■ Direction
Your task is to print exactly the lines from the line that contains "Convert this chart to Plotly code." through the line that contains "right_ticks = [0.2, 0.4, 0.6, 0.8, 1.0, 1.2]", with pictures left out.

Dataset rows:

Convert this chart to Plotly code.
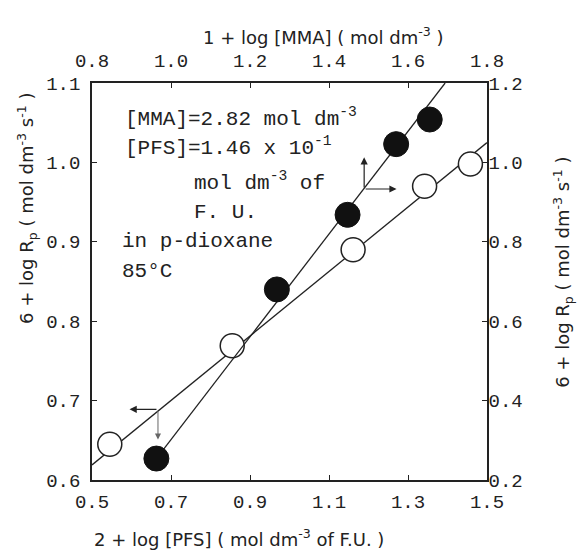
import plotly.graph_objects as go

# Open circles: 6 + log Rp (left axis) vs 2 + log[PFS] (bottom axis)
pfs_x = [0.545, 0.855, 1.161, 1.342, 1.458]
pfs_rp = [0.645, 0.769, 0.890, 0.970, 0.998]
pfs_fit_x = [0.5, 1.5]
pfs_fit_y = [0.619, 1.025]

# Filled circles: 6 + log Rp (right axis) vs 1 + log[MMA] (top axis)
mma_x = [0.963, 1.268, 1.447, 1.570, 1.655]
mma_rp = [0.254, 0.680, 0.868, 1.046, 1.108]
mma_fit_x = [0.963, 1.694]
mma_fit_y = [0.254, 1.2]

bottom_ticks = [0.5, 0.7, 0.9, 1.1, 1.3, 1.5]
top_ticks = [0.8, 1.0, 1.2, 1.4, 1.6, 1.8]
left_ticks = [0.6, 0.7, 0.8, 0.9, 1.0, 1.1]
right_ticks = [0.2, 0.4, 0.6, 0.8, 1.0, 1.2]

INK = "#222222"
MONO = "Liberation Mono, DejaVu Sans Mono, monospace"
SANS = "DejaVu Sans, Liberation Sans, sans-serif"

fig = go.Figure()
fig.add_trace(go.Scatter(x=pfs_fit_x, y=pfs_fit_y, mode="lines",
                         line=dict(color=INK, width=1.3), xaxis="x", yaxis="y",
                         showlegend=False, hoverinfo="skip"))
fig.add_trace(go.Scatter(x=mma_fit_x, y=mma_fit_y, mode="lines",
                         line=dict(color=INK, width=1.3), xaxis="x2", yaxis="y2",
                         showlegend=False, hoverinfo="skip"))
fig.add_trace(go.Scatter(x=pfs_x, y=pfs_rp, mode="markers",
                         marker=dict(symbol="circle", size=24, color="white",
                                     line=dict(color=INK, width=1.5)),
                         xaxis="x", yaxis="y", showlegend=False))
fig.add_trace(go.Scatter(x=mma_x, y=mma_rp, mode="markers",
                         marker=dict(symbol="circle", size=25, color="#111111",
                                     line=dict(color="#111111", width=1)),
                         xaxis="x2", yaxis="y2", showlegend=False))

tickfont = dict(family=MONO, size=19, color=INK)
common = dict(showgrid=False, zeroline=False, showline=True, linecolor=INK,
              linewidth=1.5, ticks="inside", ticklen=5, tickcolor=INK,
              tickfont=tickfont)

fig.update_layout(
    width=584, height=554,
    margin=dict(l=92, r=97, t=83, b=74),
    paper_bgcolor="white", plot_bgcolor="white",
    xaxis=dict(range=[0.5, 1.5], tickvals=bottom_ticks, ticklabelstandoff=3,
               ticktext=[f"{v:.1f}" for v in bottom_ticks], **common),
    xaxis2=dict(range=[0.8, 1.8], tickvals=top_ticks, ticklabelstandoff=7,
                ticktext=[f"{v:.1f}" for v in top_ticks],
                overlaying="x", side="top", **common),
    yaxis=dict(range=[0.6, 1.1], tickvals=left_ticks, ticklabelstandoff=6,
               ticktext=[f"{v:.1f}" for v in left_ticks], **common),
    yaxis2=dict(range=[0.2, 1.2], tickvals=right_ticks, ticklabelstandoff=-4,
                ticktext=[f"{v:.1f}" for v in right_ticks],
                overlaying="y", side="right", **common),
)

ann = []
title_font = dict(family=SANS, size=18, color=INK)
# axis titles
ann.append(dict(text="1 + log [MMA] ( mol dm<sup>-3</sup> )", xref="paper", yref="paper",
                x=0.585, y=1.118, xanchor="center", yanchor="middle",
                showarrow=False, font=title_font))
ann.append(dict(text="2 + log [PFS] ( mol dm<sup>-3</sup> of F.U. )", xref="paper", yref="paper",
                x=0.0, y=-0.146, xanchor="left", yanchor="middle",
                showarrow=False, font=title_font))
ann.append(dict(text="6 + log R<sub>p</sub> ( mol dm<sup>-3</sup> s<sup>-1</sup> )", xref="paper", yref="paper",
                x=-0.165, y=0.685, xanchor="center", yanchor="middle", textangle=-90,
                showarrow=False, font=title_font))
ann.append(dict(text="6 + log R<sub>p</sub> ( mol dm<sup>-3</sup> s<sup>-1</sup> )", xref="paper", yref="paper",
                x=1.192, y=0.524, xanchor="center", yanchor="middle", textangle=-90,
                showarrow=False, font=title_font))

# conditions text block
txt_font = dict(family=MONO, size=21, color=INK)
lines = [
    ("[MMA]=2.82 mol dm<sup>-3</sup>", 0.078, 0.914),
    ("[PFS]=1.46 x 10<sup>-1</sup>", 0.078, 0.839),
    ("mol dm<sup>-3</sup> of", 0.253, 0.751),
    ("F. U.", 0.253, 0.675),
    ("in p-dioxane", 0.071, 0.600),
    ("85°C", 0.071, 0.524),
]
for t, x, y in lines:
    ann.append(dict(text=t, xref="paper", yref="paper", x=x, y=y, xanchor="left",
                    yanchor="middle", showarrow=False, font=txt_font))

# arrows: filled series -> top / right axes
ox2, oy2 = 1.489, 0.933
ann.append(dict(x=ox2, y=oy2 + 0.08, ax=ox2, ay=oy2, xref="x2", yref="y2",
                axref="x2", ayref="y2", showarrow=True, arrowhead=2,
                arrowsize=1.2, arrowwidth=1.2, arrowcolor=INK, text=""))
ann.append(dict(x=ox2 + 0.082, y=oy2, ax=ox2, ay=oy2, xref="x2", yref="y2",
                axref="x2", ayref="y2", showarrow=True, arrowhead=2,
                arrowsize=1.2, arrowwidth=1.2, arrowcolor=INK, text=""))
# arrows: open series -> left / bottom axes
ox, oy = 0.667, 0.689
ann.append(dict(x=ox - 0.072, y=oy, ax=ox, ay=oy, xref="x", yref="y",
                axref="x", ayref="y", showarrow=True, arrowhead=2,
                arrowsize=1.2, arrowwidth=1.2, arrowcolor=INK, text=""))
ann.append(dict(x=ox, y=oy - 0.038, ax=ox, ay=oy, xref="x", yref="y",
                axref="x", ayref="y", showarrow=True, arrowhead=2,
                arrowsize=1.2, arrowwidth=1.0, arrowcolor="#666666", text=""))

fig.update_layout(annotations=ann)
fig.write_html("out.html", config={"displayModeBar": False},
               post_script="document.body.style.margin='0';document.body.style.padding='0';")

...

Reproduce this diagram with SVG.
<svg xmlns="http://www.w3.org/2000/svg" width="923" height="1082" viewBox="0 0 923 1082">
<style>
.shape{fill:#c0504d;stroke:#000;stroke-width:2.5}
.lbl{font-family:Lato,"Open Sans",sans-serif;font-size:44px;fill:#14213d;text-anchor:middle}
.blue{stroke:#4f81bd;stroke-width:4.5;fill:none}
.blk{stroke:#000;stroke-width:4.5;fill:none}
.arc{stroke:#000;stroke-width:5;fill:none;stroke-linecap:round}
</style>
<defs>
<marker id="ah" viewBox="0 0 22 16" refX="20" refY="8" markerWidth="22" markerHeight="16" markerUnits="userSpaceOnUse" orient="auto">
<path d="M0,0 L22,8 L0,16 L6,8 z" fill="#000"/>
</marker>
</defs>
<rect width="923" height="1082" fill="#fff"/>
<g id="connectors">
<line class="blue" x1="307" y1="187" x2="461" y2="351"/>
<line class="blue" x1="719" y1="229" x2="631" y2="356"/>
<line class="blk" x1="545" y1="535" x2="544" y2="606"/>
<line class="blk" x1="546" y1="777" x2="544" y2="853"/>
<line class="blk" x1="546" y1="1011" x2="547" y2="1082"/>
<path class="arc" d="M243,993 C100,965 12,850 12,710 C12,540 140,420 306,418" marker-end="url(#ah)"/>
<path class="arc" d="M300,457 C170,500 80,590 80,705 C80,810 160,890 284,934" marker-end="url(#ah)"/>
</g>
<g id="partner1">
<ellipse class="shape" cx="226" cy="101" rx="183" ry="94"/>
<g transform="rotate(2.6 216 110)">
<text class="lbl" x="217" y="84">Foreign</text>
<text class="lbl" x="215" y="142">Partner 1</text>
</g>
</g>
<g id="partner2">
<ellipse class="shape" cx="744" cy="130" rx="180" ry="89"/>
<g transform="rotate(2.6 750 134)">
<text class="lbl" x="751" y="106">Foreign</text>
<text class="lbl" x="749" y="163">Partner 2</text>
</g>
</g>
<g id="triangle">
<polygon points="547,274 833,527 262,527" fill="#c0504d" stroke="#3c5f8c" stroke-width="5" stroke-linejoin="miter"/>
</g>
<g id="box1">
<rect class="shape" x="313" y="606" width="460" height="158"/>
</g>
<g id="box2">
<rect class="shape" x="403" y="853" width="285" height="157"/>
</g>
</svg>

■ Task solution
Convert this chart to Plotly code.
import plotly.graph_objects as go

# Open circles: 6 + log Rp (left axis) vs 2 + log[PFS] (bottom axis)
pfs_x = [0.545, 0.855, 1.161, 1.342, 1.458]
pfs_rp = [0.645, 0.769, 0.890, 0.970, 0.998]
pfs_fit_x = [0.5, 1.5]
pfs_fit_y = [0.619, 1.025]

# Filled circles: 6 + log Rp (right axis) vs 1 + log[MMA] (top axis)
mma_x = [0.963, 1.268, 1.447, 1.570, 1.655]
mma_rp = [0.254, 0.680, 0.868, 1.046, 1.108]
mma_fit_x = [0.963, 1.694]
mma_fit_y = [0.254, 1.2]

bottom_ticks = [0.5, 0.7, 0.9, 1.1, 1.3, 1.5]
top_ticks = [0.8, 1.0, 1.2, 1.4, 1.6, 1.8]
left_ticks = [0.6, 0.7, 0.8, 0.9, 1.0, 1.1]
right_ticks = [0.2, 0.4, 0.6, 0.8, 1.0, 1.2]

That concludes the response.